Matt is the public astronomer at the University of Cambridge's Institute of Astronomy (IoA) and an astrophysicist by training. He oversees public engagement activities at the IoA, including running the schools outreach program, winter stargazing evenings, Cambridge Festival events, and more. He also supports IoA researchers who aim to engage the public with their research.
He is an experienced science communicator and writer. He gives public lectures at venues including the Royal Institution, New Scientist, the Royal Astronomical Society, and the British Astronomical Association, and his science writing has appeared in New Scientist, The Daily Beast, Aeon magazine, The Guardian, Writer's Digest, and other outlets.
He also writes popular astronomy books for adults and children. He is the author of Astrophysics for Supervillains (2024, DK) and The Invisible Universe: Why There’s More to Reality than Meets the Eye (2021, Oneworld).

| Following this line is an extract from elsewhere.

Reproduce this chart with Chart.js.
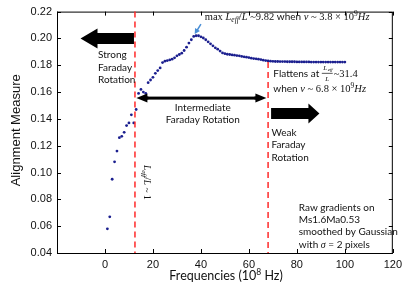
<!DOCTYPE html>
<html>
<head>
<meta charset="utf-8">
<script src="https://cdn.jsdelivr.net/npm/chart.js@4"></script>
<style>
  html, body { margin: 0; padding: 0; background: #fff; }
  #wrap { width: 407px; height: 284px; }
</style>
</head>
<body>
<div id="wrap"><canvas id="alignChart" width="407" height="284"></canvas></div>
<script>
// frequencies in units of 10^8 Hz
const freq = [1, 2, 3, 4, 5, 6, 7, 8, 9, 10,
  11, 12, 13, 14, 15, 16, 17, 18, 19, 20,
  21, 22, 23, 24, 25, 26, 27, 28, 29, 30,
  31, 32, 33, 34, 35, 36, 37, 38, 39, 40,
  41, 42, 43, 44, 45, 46, 47, 48, 49, 50,
  51, 52, 53, 54, 55, 56, 57, 58, 59, 60,
  61, 62, 63, 64, 65, 66, 67, 68, 69, 70,
  71, 72, 73, 74, 75, 76, 77, 78, 79, 80,
  81, 82, 83, 84, 85, 86, 87, 88, 89, 90,
  91, 92, 93, 94, 95, 96, 97, 98, 99, 100];
const alignment = [0.058, 0.067, 0.095, 0.108, 0.116, 0.126, 0.127, 0.130, 0.135, 0.137,
  0.143, 0.137, 0.147, 0.159, 0.162, 0.160, 0.159, 0.167, 0.169, 0.171,
  0.174, 0.176, 0.178, 0.182, 0.183, 0.1835, 0.184, 0.1845, 0.1855, 0.187,
  0.188, 0.189, 0.191, 0.1935, 0.1965, 0.199, 0.2015, 0.202, 0.202, 0.2012,
  0.2003, 0.199, 0.1975, 0.196, 0.1945, 0.193, 0.192, 0.1906, 0.1892, 0.1886,
  0.1882, 0.188, 0.1877, 0.1875, 0.1872, 0.187, 0.1866, 0.1863, 0.186, 0.1857,
  0.1853, 0.185, 0.1848, 0.1845, 0.1842, 0.1838, 0.1835, 0.1832, 0.183, 0.1829,
  0.1828, 0.1828, 0.1827, 0.1827, 0.1827, 0.1826, 0.1826, 0.1826, 0.1826, 0.1825,
  0.1825, 0.1825, 0.1825, 0.1825, 0.1825, 0.1824, 0.1824, 0.1824, 0.1824, 0.1824,
  0.1824, 0.1824, 0.1824, 0.1824, 0.1824, 0.1824, 0.1824, 0.1824, 0.1824, 0.1824];
// regime boundaries (10^8 Hz)
const boundaries = [12.5, 68];

const sans = '"Lato", "Open Sans", sans-serif';
const serif = '"Liberation Serif", "DejaVu Serif", serif';

function blockArrow(ctx, x0, x1, yc, shaft, headH, headL) {
  const dir = Math.sign(x1 - x0);
  const hb = x1 - dir * headL;
  ctx.beginPath();
  ctx.moveTo(x0, yc - shaft / 2);
  ctx.lineTo(hb, yc - shaft / 2);
  ctx.lineTo(hb, yc - headH / 2);
  ctx.lineTo(x1, yc);
  ctx.lineTo(hb, yc + headH / 2);
  ctx.lineTo(hb, yc + shaft / 2);
  ctx.lineTo(x0, yc + shaft / 2);
  ctx.closePath();
  ctx.fill();
}

// draws a run of text pieces: {t, font, dy}
function richText(ctx, x, y, parts) {
  ctx.textAlign = 'left';
  ctx.textBaseline = 'alphabetic';
  parts.forEach(p => {
    ctx.font = p.font;
    ctx.fillText(p.t, x, y + (p.dy || 0));
    x += ctx.measureText(p.t).width;
  });
  return x;
}

const overlay = {
  id: 'overlay',
  afterDraw(chart) {
    const { ctx, chartArea: a, scales: { x, y } } = chart;
    ctx.save();

    // box and inward ticks
    ctx.strokeStyle = '#000';
    ctx.lineWidth = 1;
    ctx.strokeRect(a.left + 0.5, a.top + 0.5, a.right - a.left - 1, a.bottom - a.top);
    ctx.beginPath();
    y.ticks.forEach(t => {
      const py = Math.round(y.getPixelForValue(t.value)) + 0.5;
      ctx.moveTo(a.left, py); ctx.lineTo(a.left + 4, py);
      ctx.moveTo(a.right, py); ctx.lineTo(a.right - 4, py);
    });
    x.ticks.forEach(t => {
      const px = Math.round(x.getPixelForValue(t.value)) + 0.5;
      ctx.moveTo(px, a.bottom); ctx.lineTo(px, a.bottom - 4);
      ctx.moveTo(px, a.top); ctx.lineTo(px, a.top + 4);
    });
    ctx.stroke();

    // regime boundaries
    ctx.strokeStyle = '#ff2a2a';
    ctx.lineWidth = 1.5;
    ctx.setLineDash([6, 4]);
    ctx.beginPath();
    const b1 = x.getPixelForValue(boundaries[0]);
    ctx.moveTo(b1, a.top); ctx.lineTo(b1, a.bottom);
    const b2 = x.getPixelForValue(boundaries[1]);
    ctx.moveTo(b2, y.getPixelForValue(0.1825)); ctx.lineTo(b2, a.bottom);
    ctx.stroke();
    ctx.setLineDash([]);

    // arrows
    ctx.fillStyle = '#000';
    blockArrow(ctx, b1 - 1, x.getPixelForValue(-10.2), y.getPixelForValue(0.2), 11, 20, 17);
    blockArrow(ctx, b2 + 3, x.getPixelForValue(89.4), y.getPixelForValue(0.144), 11, 20, 11);
    const ym = y.getPixelForValue(0.1555);
    const xl = x.getPixelForValue(13.1), xr = x.getPixelForValue(67.3);
    ctx.fillRect(xl + 8, ym - 1.5, xr - xl - 16, 3);
    blockArrow(ctx, xl + 12, xl, ym, 3, 9, 11);
    blockArrow(ctx, xr - 12, xr, ym, 3, 9, 11);

    // blue pointer to the maximum
    ctx.strokeStyle = ctx.fillStyle = '#4a8fd6';
    ctx.lineWidth = 1.5;
    const px0 = x.getPixelForValue(40), py0 = y.getPixelForValue(0.2107);
    const px1 = x.getPixelForValue(37.4), py1 = y.getPixelForValue(0.2033);
    ctx.beginPath(); ctx.moveTo(px0, py0); ctx.lineTo(px1 + 2, py1 - 3); ctx.stroke();
    const ang = Math.atan2(py1 - py0, px1 - px0);
    ctx.beginPath();
    ctx.moveTo(px1, py1);
    ctx.lineTo(px1 - 6 * Math.cos(ang - 0.5), py1 - 6 * Math.sin(ang - 0.5));
    ctx.lineTo(px1 - 6 * Math.cos(ang + 0.5), py1 - 6 * Math.sin(ang + 0.5));
    ctx.closePath(); ctx.fill();

    // regime labels
    ctx.fillStyle = '#111';
    ctx.font = '10px ' + sans;
    ctx.textBaseline = 'middle';
    ctx.textAlign = 'left';
    let tx = x.getPixelForValue(-2.9), ty = y.getPixelForValue(0.1876);
    ['Strong', 'Faraday', 'Rotation'].forEach((s, i) => ctx.fillText(s, tx, ty + i * 12.5));
    tx = x.getPixelForValue(69.4); ty = y.getPixelForValue(0.130);
    ['Weak', 'Faraday', 'Rotation'].forEach((s, i) => ctx.fillText(s, tx, ty + i * 12.5));
    ctx.textAlign = 'center';
    tx = x.getPixelForValue(40.8); ty = y.getPixelForValue(0.1485);
    ctx.fillText('Intermediate', tx, ty);
    ctx.fillText('Faraday Rotation', tx, ty + 12);
    ctx.textAlign = 'left';
    tx = x.getPixelForValue(80.8); ty = y.getPixelForValue(0.074);
    ['Raw gradients on', 'Ms1.6Ma0.53', 'smoothed by Gaussian'].forEach((s, i) => ctx.fillText(s, tx, ty + i * 12.4));
    richText(ctx, tx, ty + 3 * 12.4 + 3.5, [
      { t: 'with ', font: '10px ' + sans },
      { t: '\u03c3', font: 'italic 10px ' + serif },
      { t: ' = 2 pixels', font: '10px ' + sans }
    ]);

    // maximum annotation
    const m = '10.5px ' + serif, mi = 'italic 10.5px ' + serif, ms = 'italic 7.5px ' + serif;
    richText(ctx, x.getPixelForValue(41.6), y.getPixelForValue(0.2164) + 4, [
      { t: 'max ', font: m }, { t: 'L', font: mi }, { t: 'eff', font: ms, dy: 2 },
      { t: '/', font: m }, { t: 'L', font: mi }, { t: ' ~9.82 ', font: m },
      { t: 'when ', font: '10px ' + sans }, { t: '\u03bd', font: mi },
      { t: ' ~ 3.8 \u00d7 10', font: m }, { t: '9', font: '7.5px ' + serif, dy: -4 },
      { t: 'Hz', font: mi }
    ]);

    // flattening annotation
    tx = x.getPixelForValue(70.2); ty = y.getPixelForValue(0.1743) + 4;
    let ex = richText(ctx, tx, ty, [{ t: 'Flattens at ', font: '10px ' + sans }]);
    ctx.font = 'italic 7px ' + serif;
    const fw = ctx.measureText('Leff').width;
    ctx.textAlign = 'center';
    ctx.fillText('L', ex + fw / 2 - 2, ty - 7);
    ctx.font = 'italic 5px ' + serif;
    ctx.fillText('eff', ex + fw / 2 + 3, ty - 6);
    ctx.font = 'italic 7px ' + serif;
    ctx.fillText('L', ex + fw / 2, ty + 4);
    ctx.fillRect(ex, ty - 4, fw, 0.7);
    richText(ctx, ex + fw + 1, ty, [{ t: '~31.4', font: m }]);
    richText(ctx, tx, y.getPixelForValue(0.1632) + 4, [
      { t: 'when ', font: '10px ' + sans }, { t: '\u03bd', font: mi },
      { t: ' ~ 6.8 \u00d7 10', font: m }, { t: '9', font: '7.5px ' + serif, dy: -4 },
      { t: 'Hz', font: mi }
    ]);

    // rotated L_eff/L ~ 1
    ctx.save();
    ctx.translate(x.getPixelForValue(16.4), y.getPixelForValue(0.1057));
    ctx.rotate(Math.PI / 2);
    richText(ctx, 0, 0, [
      { t: 'L', font: 'italic 9.5px ' + serif }, { t: 'eff', font: 'italic 7px ' + serif, dy: 2 },
      { t: '/', font: '9.5px ' + serif }, { t: 'L', font: 'italic 9.5px ' + serif },
      { t: ' ~ 1', font: '9.5px ' + serif }
    ]);
    ctx.restore();

    // axis titles
    ctx.fillStyle = '#111';
    ctx.textAlign = 'center';
    ctx.textBaseline = 'middle';
    ctx.font = '12.5px ' + sans;
    richText(ctx, x.getPixelForValue(51) - 58, 280, [
      { t: 'Frequencies (10', font: '12.5px ' + sans },
      { t: '8', font: '8.5px ' + sans, dy: -5 },
      { t: ' Hz)', font: '12.5px ' + sans }
    ]);
    ctx.save();
    ctx.translate(16, (a.top + a.bottom) / 2 - 2);
    ctx.rotate(-Math.PI / 2);
    ctx.textAlign = 'center';
    ctx.textBaseline = 'middle';
    ctx.font = '13px "Liberation Sans", Arial, sans-serif';
    ctx.fillText('Alignment Measure', 0, 0);
    ctx.restore();

    ctx.restore();
  }
};

const ctx = document.getElementById('alignChart').getContext('2d');
const alignChart = new Chart(ctx, {
  type: 'scatter',
  data: {
    datasets: [{
      label: 'Alignment',
      data: freq.map((f, i) => ({ x: f, y: alignment[i] })),
      backgroundColor: '#1b1f8f',
      borderColor: '#1b1f8f',
      pointRadius: 1.4,
      pointBorderWidth: 0
    }]
  },
  options: {
    responsive: false,
    animation: false,
    layout: { padding: { top: 10, right: 8, left: 0, bottom: 0 } },
    plugins: { legend: { display: false }, tooltip: { enabled: false } },
    scales: {
      x: {
        type: 'linear',
        min: -20,
        max: 120,
        grid: { display: false, drawTicks: false },
        border: { display: false },
        ticks: {
          stepSize: 20,
          padding: 5,
          color: '#111',
          font: { family: '"Liberation Sans", Arial, sans-serif', size: 11 },
          callback: v => (v < 0 ? '' : v)
        },
        afterFit: s => { s.height = 31; }
      },
      y: {
        min: 0.04,
        max: 0.22,
        grid: { display: false, drawTicks: false },
        border: { display: false },
        ticks: {
          stepSize: 0.02,
          padding: 5,
          color: '#111',
          font: { family: '"Liberation Sans", Arial, sans-serif', size: 11 },
          callback: v => v.toFixed(2)
        },
        afterFit: s => { s.width = 57; }
      }
    }
  },
  plugins: [overlay]
});
</script>
</body>
</html>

Akeelah Bertram is a cross-disciplinary artist who lives and works in Leeds. She has exhibited nationally and internationally since studying at the University of Leeds, Hochschule für Bildende Künste, (Dresden) and the Royal College of Art (London).
Bertram is interested in collective narratives, challenging perspectives and innovating modes of communication. She produces work across new media art, interaction design, sculpture and performance exploring heritage and identity through creative technology, and is currently the Gatenby Fellow in Contemporary Art, University of Leeds.
Moosa is the editor of Atheer, an electronic newspaper established in 2013, he leads one of the Sultanate’s most prominent platforms focused on local and cultural affairs. Each month, Atheer publishes a cultural piece in collaboration with the Oman Establishment for Press, Publishing, and Advertising. His career began as an information systems analyst, and he holds a Master’s degree in Information Systems. Notably, he was the first person to establish academic virtual content for distance learning in Oman in a programme accredited by the Ministry of Higher Education. He also played a foundational role in establishing Sablat Oman, a forum addressing key Omani issues, and served as the Chairman of its Board of Directors from 2006 to 2013.
History of the Ceremony of Admission
During the first 55 years of its history, Girton College had Lecturers and Directors of Studies, but no Fellows except for the Eugenie Strong Research Fellowship, established in 1910. There was therefore no admission ceremony in the early years of the College.
Girton’s first Charter and Statutes, granted 100 years ago in 1924, placed control of the College in the hands of the Mistress, Fellows and three members of the University Senate; 1924 was therefore the first year that Girton had Fellows. A “Ceremony of Admissions” of Fellows and Scholars was established in 1928 in a form similar to the present version. The Fellows’ Register, the same register that is signed on the evening, was instituted in 1954 when the Revised Charter and Statutes of the College came into force.